- Sultanı kuvvetli ve üstün yapan şey nedir?
Âlim zat buyurdu ki:
- Kendisine itaat edilmesi...
- İtaatın esası nedir?
- Sultanın, emrini gözetip çalışan, yardımcılarına iyilik ve sevgi göstermesi ve halkına adaletle muamele etmesidir.
- Doğru söyledin, emanet itaatin kalesidir. İtaat etmek de milletin süsü ve ziynetidir. Sultana itaat dört şekilde olur. Ona düşkün olmak, onu sevmek, ondan korkmak, ona baş eğmek.
Halkın devlet başkanına itaati lazımdır. Devlet başkanına itaat etmekte, Allahü teâlâdan korkmak lazımdır. Devlet başkanı da, Allahü teâlâya itaat etmelidir. Adaletli olsun olmasın, devlet başkanına tazim ve hürmet, Allahü teâlâya tazimdendir. İtaat ile birlik husule gelir, Müslümanların işleri düzenli ve tertipli hale getirilir. İtaat etmeyip isyan etmek, devletin temelini yıkmak olur. İnsanlara lazım olan, devlet başkanına itaattir. Çünkü dinin ve halkın salahı, ancak devlet başkanına itaatle olur.
Mal, mülk ve namusun muhafazası, ancak devlet başkanına itaatle mümkündür. İtaat etmede sayısız menfaatler vardır. Selamet ve saadet ondadır. En sağlam yol itaat etme yolu olup, milletin bekası, rahatı ve huzuru ondadır. Çünkü itaatle, bütün fitnelerden ve fesatlardan korunmuş olur. Allahü teâlâ kendine itaatle, Resulüne itaati bir tuttu. Kuran-ı kerimde, Nisa suresinin 59. Âyet-i kerimesinde mealen; (Ey iman edenler! Allaha itaat edin. Peygambere ve sizden olan ülülemre (idarecilere) de itaat edin. Eğer bir hususta anlaşmazlığa düşerseniz, Allaha ve ahirete gerçekten inanıyorsanız, onu Allaha ve Resule götürün [Âlim olanlar Kuran-ı kerime ve hadis-i şeriflere göre halletsin]; bu hem hayırlı, hem de netice bakımından daha güzeldir) buyuruldu. İtaat etmeyen, nimete şükretmemiş demektir. İdareciler olmasaydı, halk felakete düşüp helak olurdu.
Hz. Ali buyurdu ki:
Kalbler, bir kaba benzer. O kalblerin en hayırlısı, içinde hayır olanıdır. Sana söyleyeceğim şeyleri ezberle. İnsanlar üç kısımdır: Rabbani lan âlimler, kurtuluşa ermek için çalışanlar, bir de esen rüzgara göre hareket eden ahmak kimseler olup, bunlar; ilim nuruyla aydınlanmamış, sağlam bir barınağa sığınmamış olanlardır. İlim, mal ve mülkten hayırlıdır. İlim, seni gözetir, korur. Sen, malı gözetirsin. İlim, öğrenmekle çoğalır. Mal, vermekle azalır. İlim hakimdir. Mal, gözetilmeye mahkumdur. İlim aşkı ibadet olup, onun ile Allahü teâlâya nasıl ibadet edileceği öğrenilir. Hayatta iken ilim ile, taat ve ibadet yapılır. Mal sahipleri, daha hayatta iken ölmüşlerdir.

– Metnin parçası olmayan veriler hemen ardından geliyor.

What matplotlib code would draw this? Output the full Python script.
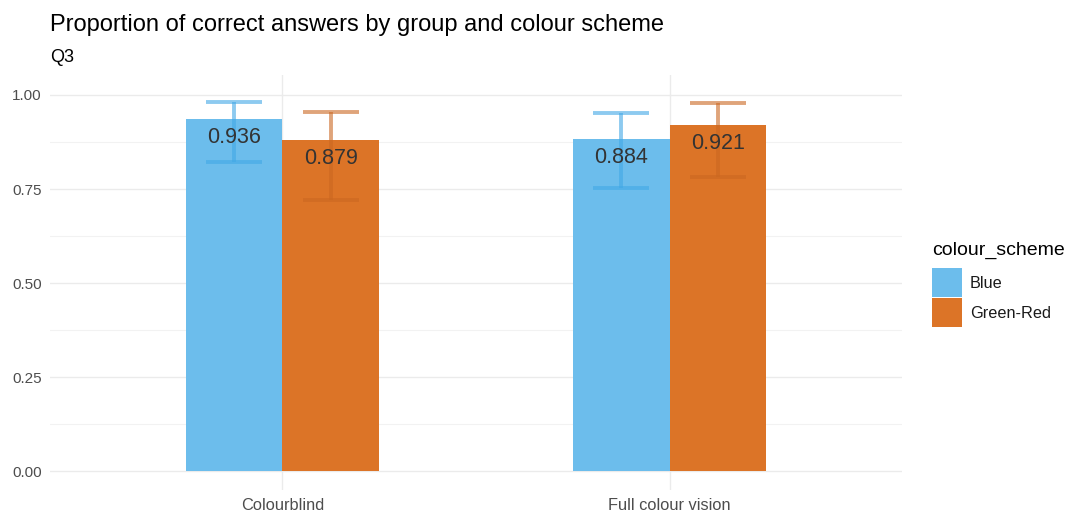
import matplotlib
matplotlib.use("Agg")
import matplotlib.pyplot as plt
from matplotlib.patches import Rectangle
import numpy as np

plt.rcParams['font.family'] = ['Liberation Sans', 'DejaVu Sans']

# Data
groups = ["Colourblind", "Full colour vision"]
schemes = ["Blue", "Green-Red"]
proportions = {
    "Blue": [0.936, 0.884],
    "Green-Red": [0.879, 0.921],
}
ci_lower = {
    "Blue": [0.822, 0.753],
    "Green-Red": [0.721, 0.782],
}
ci_upper = {
    "Blue": [0.981, 0.952],
    "Green-Red": [0.955, 0.979],
}

fill_colours = {"Blue": "#6CBDEC", "Green-Red": "#DC7427"}
err_colours = {"Blue": "#41A8E6", "Green-Red": "#CB6721"}

W, H = 1070, 516
fig = plt.figure(figsize=(W / 100, H / 100), dpi=100)
ax = fig.add_axes([50 / W, 1 - 490 / H, (902 - 50) / W, (490 - 75) / H])

x = np.arange(1, len(groups) + 1)
bar_w = 0.25
offsets = {"Blue": -bar_w / 2, "Green-Red": bar_w / 2}

for s in schemes:
    xs = x + offsets[s]
    vals = np.array(proportions[s])
    ax.bar(xs, vals, width=bar_w, color=fill_colours[s], zorder=2, linewidth=0)
    lo = vals - np.array(ci_lower[s])
    hi = np.array(ci_upper[s]) - vals
    ax.errorbar(xs, vals, yerr=[lo, hi], fmt="none", ecolor=err_colours[s],
                alpha=0.6, elinewidth=2.8, capsize=20.5, capthick=2.8, zorder=3)
    for xi, v in zip(xs, vals):
        ax.annotate(f"{v:.3f}", (xi, v), xytext=(0, -13.3), textcoords="offset points",
                    ha="center", va="center", fontsize=15.5, color="#333333", zorder=4)

ax.set_xlim(0.4, 2.6)
ax.set_ylim(-0.05, 1.053)
ax.set_xticks(x)
ax.set_xticklabels(groups)
ax.set_yticks([0, 0.25, 0.5, 0.75, 1.0])
ax.set_yticklabels(["0.00", "0.25", "0.50", "0.75", "1.00"])
ax.set_yticks([0.125, 0.375, 0.625, 0.875], minor=True)

ax.grid(True, which="major", color="#EBEBEB", linewidth=1.0, zorder=0)
ax.grid(True, which="minor", axis="y", color="#F2F2F2", linewidth=0.8, zorder=0)
ax.set_axisbelow(True)
for sp in ax.spines.values():
    sp.set_visible(False)
ax.tick_params(axis="both", which="both", length=0, labelcolor="#4D4D4D")
ax.tick_params(axis="x", pad=6, labelsize=11.8)
ax.tick_params(axis="y", pad=6, labelsize=11)

fig.text(50 / W, 1 - 25 / H, "Proportion of correct answers by group and colour scheme",
         fontsize=17, va="center", ha="left", color="#000000")
fig.text(50 / W, 1 - 57 / H, "Q3", fontsize=13, va="center", ha="left", color="#000000")

# Legend drawn as keys plus labels in figure pixels
fig.text(932 / W, 1 - 250 / H, "colour_scheme", fontsize=14, va="center", ha="left",
         color="#000000")
key_top = 268
for i, s in enumerate(schemes):
    top = key_top + i * 30
    fig.patches.append(Rectangle((932 / W, 1 - (top + 29) / H), 30 / W, 29 / H,
                                 transform=fig.transFigure, facecolor=fill_colours[s],
                                 edgecolor="none"))
    fig.text(970 / W, 1 - (top + 15) / H, s, fontsize=11.7, va="center", ha="left",
             color="#1A1A1A")

fig.savefig("out.png", dpi=100)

Âlimler, her zaman bulunacaktır. Onların sevgisi, kalblerdedir. Âlimin vefatıyla, ilim yok olur. (Onun için, âlimin ölümü; alemin ölümü dendi.) Fakat yine yeryüzü, doğruyu gösteren âlimden mahrum kalmaz. Onlar sayıca az, fakat Allahü teâlâ katında dereceleri çok yüksektir. Kalblerinde hikmetler gizlidir. Kendilerini arayanların kalblerine iman tohumları ekerler. Mübarek vücutlarıyla dünyadadırlar. Fakat kalbleri, Allahü teâlâya bağlıdır. Onlar, Allahü teâlânın yeryüzünde halifeleridir emin, ve güvenilir kullarıdır. Onlar, Allahü teâlânın dinine davet ederler. Onları görmeye can atmak lazımdır. Ah, onları görmekle şereflenmek ne güzeldir.”